I know exactly how much money I have contributed over the years.
It isn't as much as they think.
You apparently don't understand the time value of money.
If I give you $10,000 today, I'm going to expect more than $10,000 in return, 30 years from now. Otherwise, I've given you an interest-free loan.
I've done the same calculations as you have, but I've also accounted for the average long term Treasury bond rates over that period. If you were born in 1955, started work at 21 and worked until 62, a conservative estimate would be that you'd have over $2,000,000 in the bank if you had invested what was forcibly taken into US Treasury bonds.
In order to exhaust that amount with the currently legislated benefits, you'd have to live past about age 120.
>I’ve done the same calculations as you have, but I’ve also accounted for the average long term Treasury bond rates over that period. If you were born in 1955, started work at 21 and worked until 62, a conservative estimate would be that you’d have over $2,000,000 in the bank if you had invested what was forcibly taken into US Treasury bonds.
So by virtue of making utterly specious assumptions (that you were investing), you come up with a nonsensical value.

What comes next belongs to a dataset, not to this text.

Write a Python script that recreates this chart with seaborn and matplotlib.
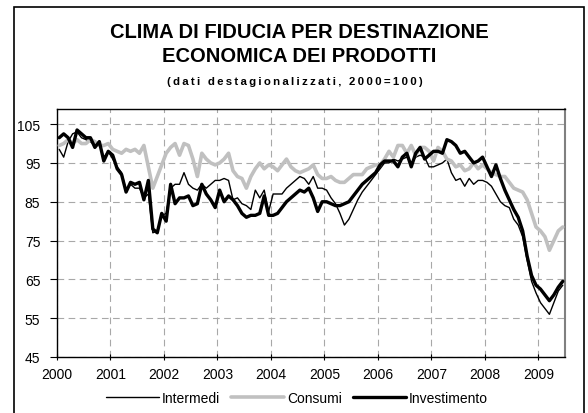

How useful.
What you paid in is a fixed amount. It has nothing to do with what that money might have been worth.
Yeah, it would have been great if the government had allowed everyone to invest that cash instead of taking it. There would be a bunch of happy people right now, having turned that $130K into a real retirement portfolio. One that could have kept the owners in style in their golden years.
But the government had other plans. It took your money (and everyone else’s) and turned into a money losing proposition. A boondoggle on an epic scale.